Buckhannon City Seal mural celebrated
BUCKHANNON — Officials Friday rededicated the mural of the City Seal, located at Main and Locust streets, 10 years after it was created by artist Deborah Dorland, who attended the ceremony to be reunited with her work.
Local artist Ross Straight designed Buckhannon’s City Seal in 1998, and smaller versions adorn Council Chambers at City Hall and the community and training room at the Public Safety Complex.
In 2000, Straight unveiled a life-sized statue of Chief Buckongahelas and his dying son, Mahonegon, dedicated at Jawbone Park. Native American representatives from three tribes, including the Delaware Nation, participated in the ceremony.
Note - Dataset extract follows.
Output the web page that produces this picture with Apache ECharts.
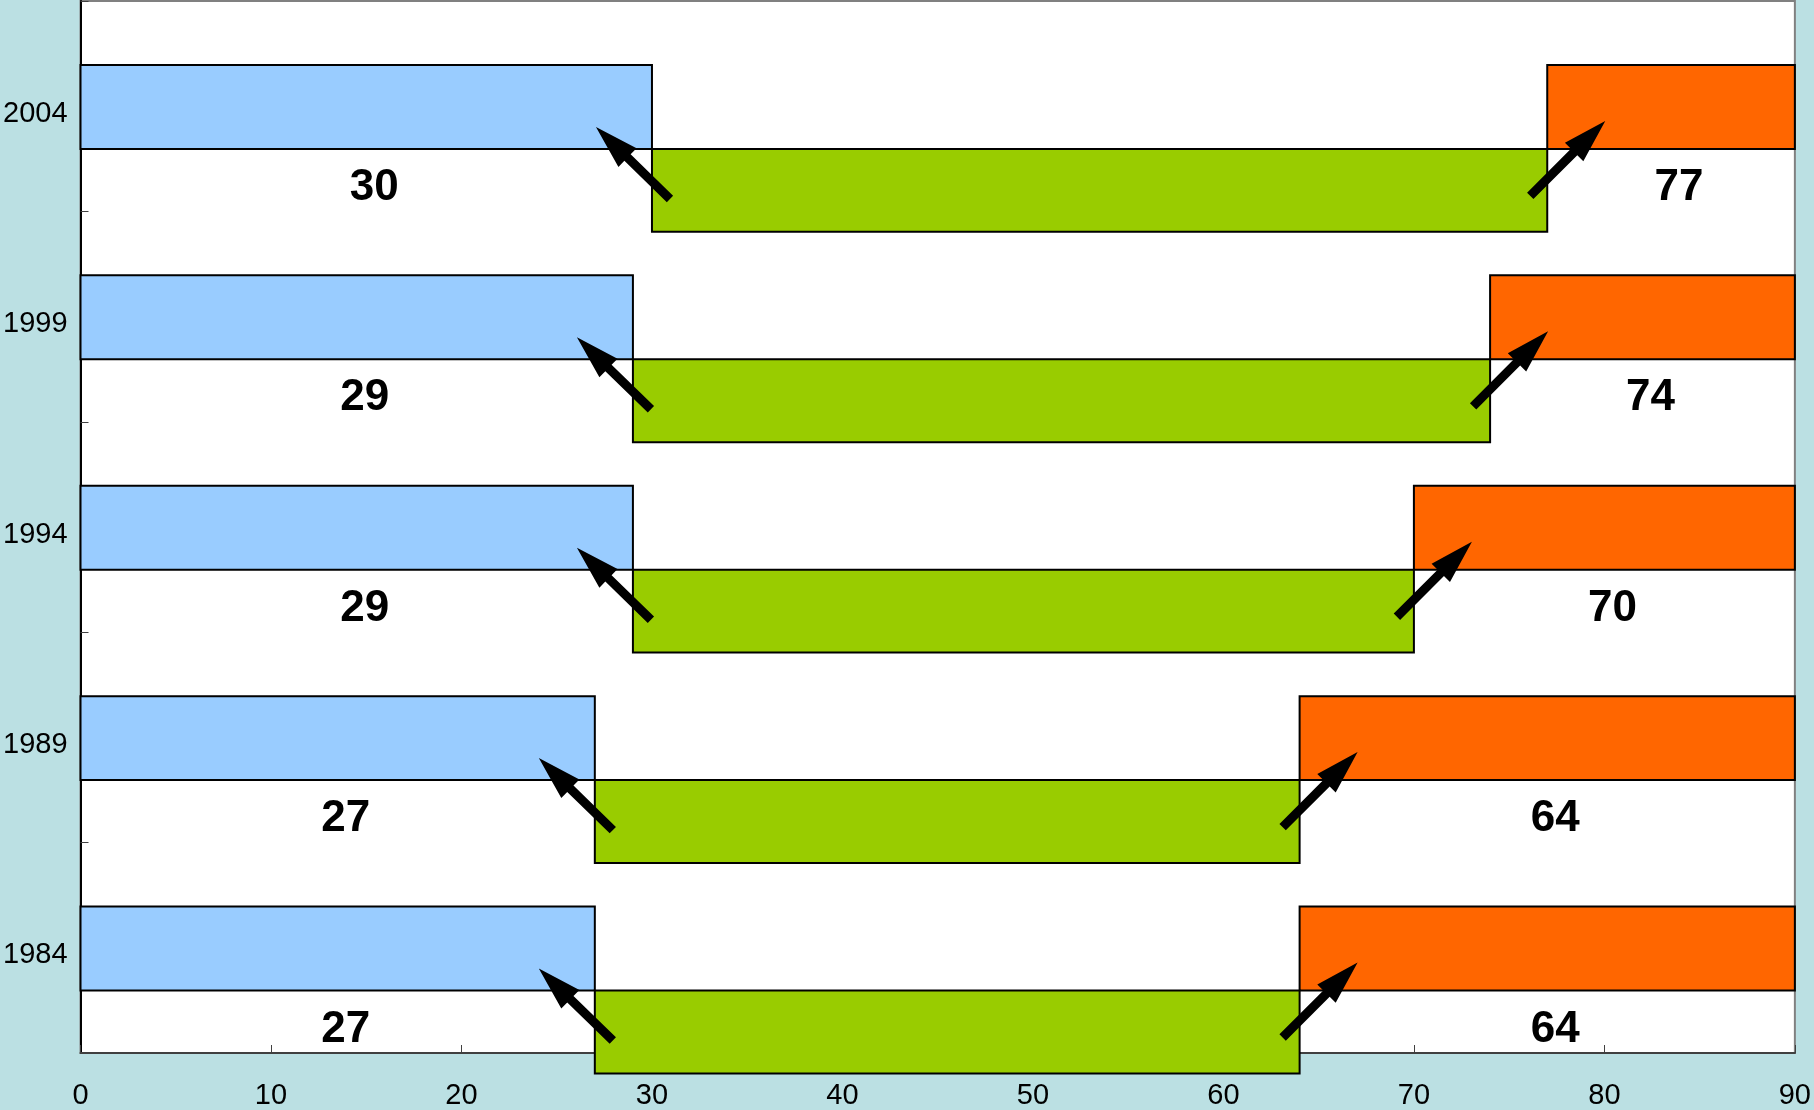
<!DOCTYPE html>
<html>
<head>
<meta charset="utf-8">
<title>Shift of age bands, 1984–2004</title>
<script src="https://cdn.jsdelivr.net/npm/echarts@6/dist/echarts.min.js"></script>
<style>
  html, body { margin: 0; padding: 0; background: #BBE0E3; }
  #chart { width: 1814px; height: 1110px; }
</style>
</head>
<body>
<div id="chart"></div>
<script>
// Survey years, bottom to top
const years = ['1984', '1989', '1994', '1999', '2004'];
// Lower boundary of the middle band (end of the blue bar)
const lowerBounds = [27, 27, 29, 29, 30];
// Upper boundary of the middle band (start of the orange bar)
const upperBounds = [64, 64, 70, 74, 77];
// Horizontal scale
const xMin = 0;
const xMax = 90;
const xStep = 10;

const FONT = "'Liberation Sans', Arial, Helvetica, sans-serif";
const COLORS = { low: '#99CCFF', mid: '#99CC00', high: '#FF6600', edge: '#000000' };

const rows = years.map((y, i) => [i, lowerBounds[i], upperBounds[i]]);

// Filled arrow from (x1,y1) to the tip (x2,y2)
function arrowPoints(x1, y1, x2, y2) {
  const dx = x2 - x1, dy = y2 - y1;
  const len = Math.sqrt(dx * dx + dy * dy);
  const ux = dx / len, uy = dy / len;
  const nx = -uy, ny = ux;
  const shaft = 4.5, headLen = 44, headHalf = 13;
  const bx = x2 - ux * headLen, by = y2 - uy * headLen;
  return [
    [x1 + nx * shaft, y1 + ny * shaft],
    [bx + nx * shaft, by + ny * shaft],
    [bx + nx * headHalf, by + ny * headHalf],
    [x2, y2],
    [bx - nx * headHalf, by - ny * headHalf],
    [bx - nx * shaft, by - ny * shaft],
    [x1 - nx * shaft, y1 - ny * shaft]
  ];
}

function renderRow(params, api) {
  const cat = api.value(0);
  const lo = api.value(1);
  const hi = api.value(2);
  const band = api.size([0, 1])[1];
  const centerY = api.coord([xMin, cat])[1];
  const bandTop = centerY - band / 2;
  const x0 = api.coord([xMin, cat])[0];
  const xl = api.coord([lo, cat])[0];
  const xr = api.coord([hi, cat])[0];
  const xe = api.coord([xMax, cat])[0];

  const upperTop = bandTop + band * 0.304;
  const upperBot = bandTop + band * 0.703;
  const lowerBot = bandTop + band * 1.097;
  const labelY = bandTop + band * 0.888;

  const stroke = { stroke: COLORS.edge, lineWidth: 2 };

  return {
    type: 'group',
    children: [
      { type: 'rect', shape: { x: x0, y: upperTop, width: xl - x0, height: upperBot - upperTop },
        style: Object.assign({ fill: COLORS.low }, stroke) },
      { type: 'rect', shape: { x: xr, y: upperTop, width: xe - xr, height: upperBot - upperTop },
        style: Object.assign({ fill: COLORS.high }, stroke) },
      { type: 'rect', shape: { x: xl, y: upperBot, width: xr - xl, height: lowerBot - upperBot },
        style: Object.assign({ fill: COLORS.mid }, stroke) },
      { type: 'polygon', shape: { points: arrowPoints(xl + 18, upperBot + 50, xl - 56, upperBot - 22) },
        style: { fill: '#000' } },
      { type: 'polygon', shape: { points: arrowPoints(xr - 17, upperBot + 47, xr + 58, upperBot - 28) },
        style: { fill: '#000' } },
      { type: 'text', x: (x0 + xl) / 2 + 8, y: labelY,
        style: { text: String(lo), fill: '#000', font: 'bold 44px ' + FONT, align: 'center', verticalAlign: 'middle' } },
      { type: 'text', x: (xr + xe) / 2 + 8, y: labelY,
        style: { text: String(hi), fill: '#000', font: 'bold 44px ' + FONT, align: 'center', verticalAlign: 'middle' } }
    ]
  };
}

const chart = echarts.init(document.getElementById('chart'), null, { renderer: 'canvas' });

chart.setOption({
  backgroundColor: '#BBE0E3',
  animation: false,
  textStyle: { fontFamily: FONT },
  grid: {
    left: 80, right: 14, top: 1, bottom: 57,
    show: true, backgroundColor: '#FFFFFF', borderColor: '#808080', borderWidth: 2,
    containLabel: false
  },
  xAxis: {
    type: 'value',
    min: xMin, max: xMax, interval: xStep,
    splitLine: { show: false },
    axisLine: { show: true, lineStyle: { color: '#404040', width: 2 } },
    axisTick: { show: true, inside: true, length: 8, lineStyle: { color: '#404040', width: 1 } },
    axisLabel: { color: '#000', fontSize: 29, margin: 28, fontFamily: FONT }
  },
  yAxis: {
    type: 'category',
    data: years,
    boundaryGap: true,
    splitLine: { show: false },
    axisLine: { show: true, lineStyle: { color: '#000', width: 2 } },
    axisTick: { show: true, inside: true, length: 8, lineStyle: { color: '#404040', width: 1 } },
    axisLabel: { color: '#000', fontSize: 29, margin: 13, verticalAlign: 'top', lineHeight: 15, fontFamily: FONT }
  },
  series: [{
    type: 'custom',
    clip: false,
    renderItem: renderRow,
    encode: { x: [1, 2], y: 0 },
    data: rows,
    z: 3
  }]
});
</script>
</body>
</html>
In 2006, Dorland was commissioned to paint the City Seal mural just three blocks away. Those commissioning the work were the Buckhannon-Upshur Chamber of Commerce, the Upshur County Development Authority, Chase Bank, Upshur Arts Alliance and West Virginia Wesleyan College, with the support of the building’s owners, Steve Nanners and Dennis Willett.
During the fall of 2016, local artist and WVWC alumna Courtney Chidester was commissioned by the city to touch up the mural, repairs that were necessitated by a decade of exposure to the elements. City employees undertook installation of lighting and other improvements to the top flashing of the building and base of the wall. Landscape enhancements were scheduled to follow soon after.
Mayor David McCauley said there was something special about bringing Dorland back to Buckhannon for the rededication ceremony. Dorland is a resident of Roane County and lived in Richwood when she was commissioned to paint the mural.
“To reconnect Deborah Dorland to the community after 10 1/2 years was just the right thing to do,” he said.
McCauley said Dorland is a unique individual with the kind of drive that is rare.
“In 2014, she had a stroke. She couldn’t draw. But she learned to draw with her left hand,” he said. “That’s amazing.”
Dorland said she has painted many murals in many locations, but she is most proud of the Buckhannon work.
“Another thing that’s really important about the mural, that was important to me, was that the whole community got involved,” she said. “I decided to paint a patch of grass in the middle with some of the local children. I wanted to show them all the different colors that go into even a single blade of grass.”
Buckhannon’s Seal features the legendary Buckongahelas allegedly greeting Samuel Pringle sometime during 1764-1767, when Samuel resided with his brother John in the hollow of a giant sycamore tree located about three miles north of the mural, at what is now Pringle Tree Park along the Buckhannon River.